In the NBA, the Houston Rockets are committed to developing each player on their team, based on their values and goals, according to Jason Biles, their Director of Performance. In the NFL, David Tyree (Director of Player Engagement for the New York Giants) is doing the same thing, building a leadership culture among rookie players each year. So—just what do these teams have in common?

What Does Developing Team Leaders Mean?

1. They win their players at the emotional level.

For these teams, it’s about winning the heart not just the head. They get buy in with experiences they host with athletes, early on in the season. They do trips, retreats, and host discussions about the price of leading and winning.

2. They challenge every athlete to think and act like a leader.

They teach that leadership is less about a position (i.e. team captain) and more about a disposition. It’s a matter of perspective. Leadership is an issue coaches model and later debrief with teammates. It’s high on the radar screen for everyone. It’s more about earning trust than wearing titles.

3. They choose a few core influencers to invest in.

This is a decision both administrators and coaches make. They hand-pick (or allow players to self-select and join) an elite learning community that meets regularly during the year. They learn big picture vision and the importance of earning the right to influence teammates.

4. They identify a tool to become a language.

They know that a leadership culture prevails the same way any other culture spreads: with a common language. Just like all countries have a national language, every team full of leaders embraces a leadership vocabulary. This is why we created: Habitudes: Images That Form Leadership Habits and Attitudes.”

5. They share responsibilities and ownership.

There’s nothing more frustrating than learning to be a leader, but having no where to actually practice leading. These coaches and teams delegate responsibility for leading team meetings, practices, road trip functions, etc. It falls on everyone, not just some.

6. They align their language, values and customs.

These staff and coaches work to align the players’ personal values with team values, team customs and team language. Words and actions must unite.

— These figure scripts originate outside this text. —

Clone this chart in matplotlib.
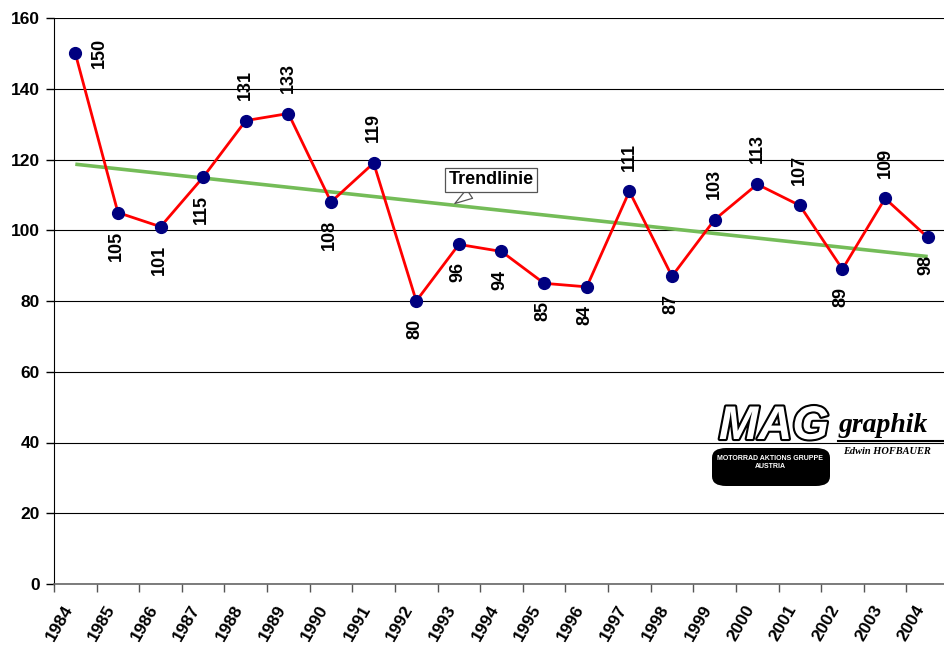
import matplotlib
matplotlib.use("Agg")
import matplotlib.pyplot as plt
import matplotlib.patheffects as pe
from matplotlib.patches import FancyBboxPatch
import numpy as np

years = [str(y) for y in range(1984, 2005)]
values = [150, 105, 101, 115, 131, 133, 108, 119, 80, 96, 94, 85, 84, 111, 87, 103, 113, 107, 89, 109, 98]
label_pos = ['right', 'below', 'below', 'below', 'above', 'above', 'below', 'above', 'below', 'below',
             'below', 'below', 'below', 'above', 'below', 'above', 'above', 'above', 'below', 'above', 'below']
yticks = [0, 20, 40, 60, 80, 100, 120, 140, 160]

plt.rcParams['font.family'] = ['Liberation Sans', 'DejaVu Sans']

fig = plt.figure(figsize=(9.44, 6.46), dpi=100)
ax = fig.add_axes([54/944, 1-584/646, 895/944, 566/646])

x = np.arange(len(years))
# trend line (least squares)
coef = np.polyfit(x, values, 1)
ax.plot(x, np.polyval(coef, x), color='#74bc58', lw=2.6, zorder=2, solid_capstyle='butt')

ax.plot(x, values, color='#ff0000', lw=2.0, zorder=3,
        marker='o', markersize=8.5, markerfacecolor='#000080', markeredgecolor='#000080')

for xi, v, p in zip(x, values, label_pos):
    if p == 'above':
        ax.annotate(str(v), (xi, v), xytext=(0, 15), textcoords='offset points',
                    rotation=90, ha='center', va='bottom', fontsize=13, fontweight='bold')
    elif p == 'below':
        ax.annotate(str(v), (xi, v), xytext=(-1, -13), textcoords='offset points',
                    rotation=90, ha='center', va='top', fontsize=13, fontweight='bold')
    else:
        ax.annotate(str(v), (xi, v), xytext=(11, 0), textcoords='offset points',
                    rotation=90, ha='left', va='center', fontsize=13, fontweight='bold')

ax.set_xlim(-0.5, len(years) - 0.5)
ax.set_ylim(0, 160)
ax.set_yticks(yticks)
ax.set_yticklabels([str(t) for t in yticks], fontsize=12.5, fontweight='bold')
ax.yaxis.grid(True, color='black', lw=0.8)
ax.set_axisbelow(True)

ax.set_xticks(x)
ax.set_xticklabels(years, rotation=60, ha='right', va='bottom', rotation_mode='anchor',
                   fontsize=12.5, fontweight='bold')
ax.set_xticks(np.arange(-0.5, len(years), 1), minor=True)
ax.tick_params(axis='x', which='major', length=0, pad=19)
ax.tick_params(axis='x', which='minor', length=6, width=1, color='#555555')
ax.tick_params(axis='y', length=6, width=1, pad=4)

for s in ['top', 'right']:
    ax.spines[s].set_visible(False)
ax.spines['left'].set_color('black')
ax.spines['bottom'].set_color('#666666')
ax.spines['bottom'].set_linewidth(1.2)

# callout
ax.annotate('Trendlinie', xy=(8.85, np.polyval(coef, 8.85)), xytext=(9.75, 114.3),
            fontsize=13, fontweight='bold', ha='center', va='center',
            bbox=dict(boxstyle='square,pad=0.2', fc='white', ec='#555555', lw=0.9),
            arrowprops=dict(arrowstyle='wedge,tail_width=0.6', fc='white', ec='#555555', lw=0.9),
            zorder=5)

# logo
brush = FancyBboxPatch((712/944, 1-486/646), 118/944, 38/646, boxstyle='round,pad=0.0,rounding_size=0.015',
                       transform=fig.transFigure, fc='black', ec='none', zorder=6)
fig.patches.append(brush)
fig.text(770/944, 1-458/646, 'MOTORRAD AKTIONS GRUPPE', color='white', fontsize=5, fontweight='bold',
         ha='center', va='center', zorder=7)
fig.text(770/944, 1-466/646, 'AUSTRIA', color='white', fontsize=5, fontweight='bold',
         ha='center', va='center', zorder=7)
t = fig.text(774/944, 1-427/646, 'MAG', color='white', fontsize=34, fontweight='bold', style='italic',
             ha='center', va='center', zorder=8)
t.set_path_effects([pe.withStroke(linewidth=3, foreground='black')])
fig.text(839/944, 1-426/646, 'graphik', color='black', fontsize=20, fontweight='bold', style='italic',
         family='Liberation Serif', ha='left', va='center', zorder=8)
fig.add_artist(plt.Line2D([838/944, 944/944], [1-441/646, 1-441/646], color='black', lw=1.5,
                          transform=fig.transFigure))
fig.text(843/944, 1-451/646, 'Edwin HOFBAUER', color='black', fontsize=7.5, fontweight='bold', style='italic',
         family='Liberation Serif', ha='left', va='center', zorder=8)

fig.savefig('out.png', dpi=100)
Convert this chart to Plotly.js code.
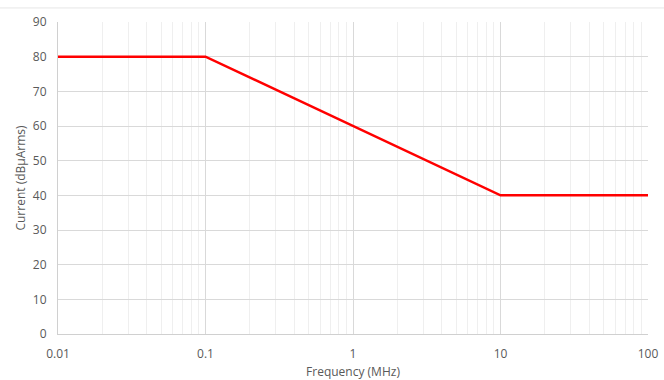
<!DOCTYPE html>
<html><head><meta charset="utf-8">
<script src="https://cdn.plot.ly/plotly-3.0.1.min.js"></script>
<style>html,body{margin:0;padding:0;background:#fff}</style>
</head><body>
<div id="chart" style="width:664px;height:380px"></div>
<script>
const freqMHz = [0.01, 0.1, 10, 100];
const currentdB = [80, 80, 40, 40];
const xTickVals = [0.01, 0.1, 1, 10, 100];
const xTickText = ["0.01", "0.1", "1", "10", "100"];

const font = {family: "Open Sans, Noto Sans, sans-serif", size: 12, color: "#595959"};
const titleFont = {family: "Open Sans, Noto Sans, sans-serif", size: 12, color: "#595959"};
Plotly.newPlot("chart", [{
  x: freqMHz, y: currentdB, type: "scatter", mode: "lines",
  line: {color: "#ff0000", width: 2.5}, hoverinfo: "skip"
}], {
  width: 664, height: 380,
  margin: {l: 58, r: 16, t: 22, b: 46},
  paper_bgcolor: "#ffffff", plot_bgcolor: "#ffffff",
  font: font,
  showlegend: false,
  xaxis: {
    type: "log", range: [-2, 2],
    tickvals: xTickVals, ticktext: xTickText,
    showgrid: true, gridcolor: "#d9d9d9", gridwidth: 1,
    minor: {dtick: "D1", showgrid: true, gridcolor: "#efefef", gridwidth: 1, ticks: ""},
    showline: true, linecolor: "#d0d0d0", linewidth: 1, mirror: false,
    ticks: "", ticklen: 0, tickfont: font, ticklabelstandoff: 9,
    title: {text: "Frequency (MHz)", font: titleFont, standoff: 8},
    zeroline: false, fixedrange: true
  },
  yaxis: {
    range: [0, 90], dtick: 10,
    showgrid: true, gridcolor: "#d9d9d9", gridwidth: 1,
    showline: true, linecolor: "#d0d0d0", linewidth: 1,
    ticks: "", tickfont: font, ticklabelstandoff: 8,
    title: {text: "Current (dBμArms)", font: titleFont, standoff: 4},
    zeroline: false, fixedrange: true
  },
  shapes: [{type: "line", xref: "paper", yref: "paper", x0: -0.1, x1: 1.05, y0: 1.045, y1: 1.045,
            line: {color: "#e6e6e6", width: 1}}]
}, {staticPlot: true, displayModeBar: false});
</script>
</body></html>
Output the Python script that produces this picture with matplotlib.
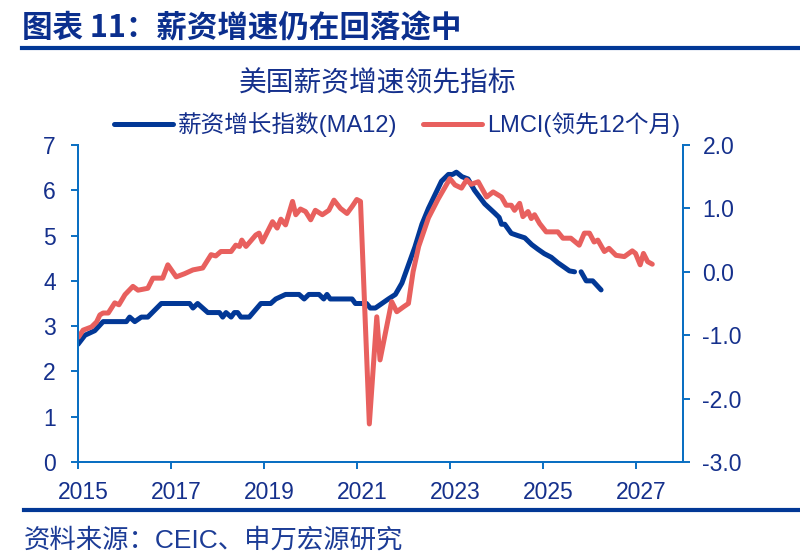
import numpy as np
import matplotlib
matplotlib.use("Agg")
import matplotlib.pyplot as plt
from matplotlib.lines import Line2D
from matplotlib.transforms import ScaledTranslation

plt.rcParams['font.family'] = ['Liberation Sans', 'Noto Sans CJK SC']
plt.rcParams['axes.unicode_minus'] = False

# 薪资增长指数(MA12), left axis
wage_t = [2015.00, 2015.15, 2015.36, 2015.54, 2016.04, 2016.11, 2016.22, 2016.36, 2016.50, 2016.79,
          2017.40, 2017.47, 2017.57, 2017.79, 2018.04, 2018.11, 2018.18, 2018.29, 2018.36, 2018.43,
          2018.50, 2018.68, 2018.93, 2019.14, 2019.25, 2019.46, 2019.75, 2019.86, 2019.96, 2020.18,
          2020.28, 2020.35, 2020.42, 2020.89, 2020.96, 2021.20, 2021.28, 2021.39, 2021.53, 2021.67,
          2021.82, 2021.96, 2022.10, 2022.24, 2022.39, 2022.53, 2022.67, 2022.81, 2022.96, 2023.05,
          2023.13, 2023.25, 2023.38, 2023.52, 2023.63, 2023.74, 2023.95, 2024.05, 2024.10, 2024.17,
          2024.31, 2024.45, 2024.60, 2024.75, 2024.88, 2025.02, 2025.17, 2025.31, 2025.45, 2025.56,
          2025.67, 2025.74, 2025.81, 2025.92, 2026.06, 2026.24]
wage_v = [2.60, 2.80, 2.90, 3.10, 3.10, 3.20, 3.10, 3.20, 3.20, 3.50,
          3.50, 3.40, 3.50, 3.30, 3.30, 3.20, 3.30, 3.20, 3.30, 3.30,
          3.20, 3.20, 3.50, 3.50, 3.60, 3.70, 3.70, 3.60, 3.70, 3.70,
          3.60, 3.70, 3.60, 3.60, 3.50, 3.50, 3.40, 3.40, 3.50, 3.60,
          3.70, 3.95, 4.35, 4.75, 5.25, 5.60, 5.90, 6.20, 6.35, 6.35,
          6.40, 6.30, 6.25, 6.00, 5.85, 5.70, 5.50, 5.40, 5.25, 5.25,
          5.05, 5.00, 4.95, 4.80, 4.70, 4.60, 4.52, 4.40, 4.30, 4.22,
          4.20, np.nan, 4.20, 4.00, 4.00, 3.80]

# LMCI(领先12个月), right axis
lmci_t = [2015.01, 2015.11, 2015.29, 2015.40, 2015.47, 2015.54, 2015.65, 2015.79, 2015.88, 2016.01,
          2016.18, 2016.29, 2016.50, 2016.61, 2016.82, 2016.93, 2017.11, 2017.29, 2017.47, 2017.68,
          2017.86, 2017.96, 2018.07, 2018.29, 2018.39, 2018.47, 2018.52, 2018.61, 2018.82, 2018.89,
          2018.96, 2019.18, 2019.28, 2019.36, 2019.46, 2019.61, 2019.68, 2019.78, 2019.89, 2020.00,
          2020.10, 2020.25, 2020.39, 2020.50, 2020.64, 2020.78, 2020.89, 2020.99, 2021.07, 2021.26,
          2021.42, 2021.49, 2021.74, 2021.85, 2022.00, 2022.10, 2022.20, 2022.32, 2022.53, 2022.74,
          2022.89, 2022.99, 2023.10, 2023.24, 2023.35, 2023.45, 2023.60, 2023.78, 2023.92, 2024.10,
          2024.20, 2024.31, 2024.38, 2024.49, 2024.56, 2024.67, 2024.74, 2024.81, 2024.92, 2025.06,
          2025.20, 2025.31, 2025.42, 2025.59, 2025.77, 2025.88, 2025.99, 2026.09, 2026.17, 2026.31,
          2026.41, 2026.56, 2026.74, 2026.91, 2026.98, 2027.08, 2027.15, 2027.24, 2027.34]
lmci_v = [-1.03, -0.92, -0.87, -0.79, -0.68, -0.65, -0.65, -0.49, -0.52, -0.36,
          -0.23, -0.29, -0.26, -0.10, -0.10, 0.11, -0.08, -0.03, 0.03, 0.06,
          0.27, 0.25, 0.32, 0.32, 0.42, 0.40, 0.50, 0.40, 0.58, 0.61,
          0.47, 0.79, 0.69, 0.83, 0.74, 1.11, 0.90, 0.99, 0.95, 0.82,
          0.97, 0.90, 0.97, 1.13, 1.00, 0.92, 1.03, 1.14, 1.11, -2.40,
          -0.71, -1.39, -0.47, -0.63, -0.55, -0.50, 0.00, 0.40, 0.85, 1.15,
          1.34, 1.47, 1.37, 1.32, 1.45, 1.38, 1.42, 1.18, 1.26, 1.18,
          1.05, 1.05, 0.97, 1.08, 0.87, 0.95, 0.84, 0.90, 0.76, 0.63,
          0.63, 0.63, 0.53, 0.53, 0.42, 0.61, 0.61, 0.47, 0.50, 0.32,
          0.37, 0.26, 0.24, 0.33, 0.29, 0.11, 0.29, 0.16, 0.12]

years = [2015, 2017, 2019, 2021, 2023, 2025, 2027]
left_ticks = [0, 1, 2, 3, 4, 5, 6, 7]
right_ticks = [-3.0, -2.0, -1.0, 0.0, 1.0, 2.0]

navy = '#15308c'
spine_c = '#0a6fc2'
blue = '#023896'
red = '#e8605e'

fig = plt.figure(figsize=(8, 5.56), dpi=100)
ax = fig.add_axes([78 / 800, 1 - 462 / 556, 605 / 800, 317 / 556])
ax2 = ax.twinx()

l1, = ax.plot(wage_t, wage_v, color=blue, lw=3.6, solid_capstyle='round',
              solid_joinstyle='round', label='薪资增长指数(MA12)')
l2, = ax2.plot(lmci_t, lmci_v, color=red, lw=3.6, solid_capstyle='round',
               solid_joinstyle='round', label='LMCI(领先12个月)')

ax.set_xlim(2015, 2028)
ax.set_ylim(0, 7)
ax2.set_ylim(-3, 2)
ax.set_xticks(years)
ax.set_xticklabels([str(y) for y in years])
ax.set_yticks(left_ticks)
ax2.set_yticks(right_ticks)
ax2.set_yticklabels(['%.1f' % v for v in right_ticks])

for a in (ax, ax2):
    a.spines['top'].set_visible(False)
    for s in ('left', 'right', 'bottom'):
        a.spines[s].set_color(spine_c)
        a.spines[s].set_linewidth(1.4)
    a.tick_params(colors=spine_c, labelcolor=navy, labelsize=16.5, length=5, width=1.4)
ax.tick_params(axis='y', pad=11)
ax.tick_params(axis='x', pad=9)
ax2.tick_params(axis='y', pad=9)

# year labels sit a little right of their ticks in the original
shift = ScaledTranslation(5 / 100, 0, fig.dpi_scale_trans)
for lab in ax.get_xticklabels():
    lab.set_transform(lab.get_transform() + shift)

fig.legend(handles=[l1, l2], loc='center', bbox_to_anchor=(397 / 800, 1 - 125 / 556),
           ncol=2, frameon=False, fontsize=17, labelcolor=navy, handlelength=2.5,
           handletextpad=0.2, columnspacing=1.1, borderaxespad=0)

fig.text(378 / 800, 1 - 84 / 556, '美国薪资增速领先指标', ha='center', va='center',
         fontsize=20, color=navy)

fig.text(22 / 800, 1 - 28 / 556, '图表 11：薪资增速仍在回落途中', ha='left', va='center',
         fontsize=22, fontweight='bold', color='#0b2f8e', family=['Noto Sans CJK SC'])
fig.add_artist(Line2D([22 / 800, 1], [1 - 48 / 556] * 2, color='#023896', lw=3))
fig.add_artist(Line2D([24 / 800, 1], [1 - 510 / 556] * 2, color='#023896', lw=3))
fig.text(24 / 800, 1 - 540 / 556, '资料来源：CEIC、申万宏源研究', ha='left', va='center',
         fontsize=19, color='#1c3c96')

fig.savefig('out.png', dpi=100)
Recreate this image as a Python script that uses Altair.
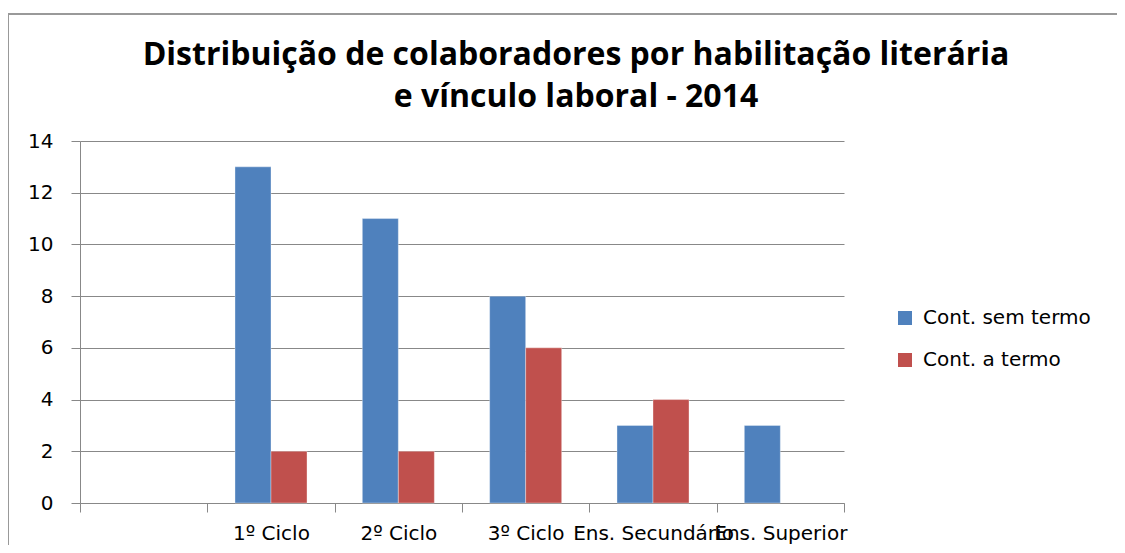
import altair as alt
import pandas as pd

categories = [" ", "1º Ciclo", "2º Ciclo", "3º Ciclo", "Ens. Secundário", "Ens. Superior"]
series_names = ["Cont. sem termo", "Cont. a termo"]
sem_termo = [None, 13, 11, 8, 3, 3]
a_termo = [None, 2, 2, 6, 4, None]
colors = ["#4F81BD", "#C0504D"]
y_ticks = [0, 2, 4, 6, 8, 10, 12, 14]
title_lines = ["Distribuição de colaboradores por habilitação literária", "e vínculo laboral - 2014"]

rows = []
for cat, a, b in zip(categories, sem_termo, a_termo):
    if a is not None:
        rows.append({"cat": cat, "serie": series_names[0], "valor": a})
    if b is not None:
        rows.append({"cat": cat, "serie": series_names[1], "valor": b})
df = pd.DataFrame(rows)

W, H = 764, 362
FONT = "DejaVu Sans"
TFONT = "Open Sans"

bars = alt.Chart(df).mark_bar(stroke="#ffffff", strokeWidth=1, strokeOpacity=0.35).encode(
    x=alt.X("cat:N", scale=alt.Scale(domain=categories, paddingInner=0, paddingOuter=0),
            axis=alt.Axis(title=None, labelAngle=0, labelOverlap=False, labelBound=False,
                          tickBand="extent", tickSize=9, tickColor="#888888", domainColor="#888888",
                          labelFont=FONT, labelFontSize=20, labelColor="#000000", labelPadding=11,
                          grid=False)),
    xOffset=alt.XOffset("serie:N", sort=series_names,
                        scale=alt.Scale(domain=series_names, paddingInner=0, paddingOuter=0.768)),
    y=alt.Y("valor:Q", scale=alt.Scale(domain=[0, 14], nice=False),
            axis=alt.Axis(title=None, values=y_ticks, tickSize=9, tickColor="#888888",
                          domainColor="#888888", gridColor="#888888", grid=True,
                          labelFont=FONT, labelFontSize=20, labelColor="#000000", labelPadding=18)),
    color=alt.Color("serie:N", sort=series_names,
                    scale=alt.Scale(domain=series_names, range=colors),
                    legend=alt.Legend(title=None, orient="none", legendX=815, legendY=167,
                                      symbolType="square", symbolSize=196, symbolStrokeWidth=0,
                                      labelFont=FONT, labelFontSize=20, labelColor="#000000",
                                      labelOffset=8, labelLimit=400, rowPadding=22, padding=0)),
)

one = pd.DataFrame({"a": [0]})

border = alt.Chart(one).mark_rect(
    fill="transparent", stroke="#999999", strokeWidth=2
).encode(
    x=alt.value(-72), x2=alt.value(1060), y=alt.value(-127), y2=alt.value(430)
)

title1 = alt.Chart(one).mark_text(
    font=TFONT, fontSize=32, fontWeight="bold", color="#000000", align="center", baseline="middle"
).encode(x=alt.value(496), y=alt.value(-86), text=alt.value(title_lines[0]))

title2 = alt.Chart(one).mark_text(
    font=TFONT, fontSize=32, fontWeight="bold", color="#000000", align="center", baseline="middle"
).encode(x=alt.value(496), y=alt.value(-44), text=alt.value(title_lines[1]))

chart = alt.layer(border, title1, title2, bars).properties(
    width=W, height=H,
    autosize=alt.AutoSizeParams(type="none"),
    padding={"left": 72, "top": 133, "right": 273, "bottom": 42},
).configure_view(stroke=None)

chart.save("out.html", embed_options={"renderer": "svg", "actions": False})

Too many teams experience hypocrisy because what they say and what they do don’t align.

7. They do all this regularly and methodically.

Building a team of leaders cannot be accomplished in an annual event at the beginning of the season. It’s not done in a day, but daily; not overnight but over time. Great teams full of good leaders build it into their habits and attitudes.

One Great Example . . .

Recently, my friend Don Yaeger, told me how Coach Mike Krzyzewski chose to lead the U.S. Olympic men’s basketball team in 2016. Once again, Coach K found himself coaching a group of highly talented stars. How would he help them buy in to the importance of being leaders, and unite as a team on the court? How could he win them over at the emotional level? They’d already reached the top of their game.

He decided to take the team on a trip to Arlington Cemetery. As the players strolled the grounds, looking at the graves of fallen military soldiers, Coach K noticed a young man laying flowers on a grave across the lawn. He approached the young man and quickly learned that he was a survivor who was honoring his fallen buddies who died in Iraq and Afghanistan. When Coach K asked if he’d be willing to walk over and talk to the Olympic team, the soldier smiled and nodded yes. The young man began talking about how his “team” was privileged to represent and to die for their country. He spoke of how much they came to love each other as they fought next to each other in extreme circumstances. For them, sacrifice was an honor.

This ignited total buy-in from those Olympians. Coach K had a team of leaders. What do you suppose you could pull off this next season with a team of leaders?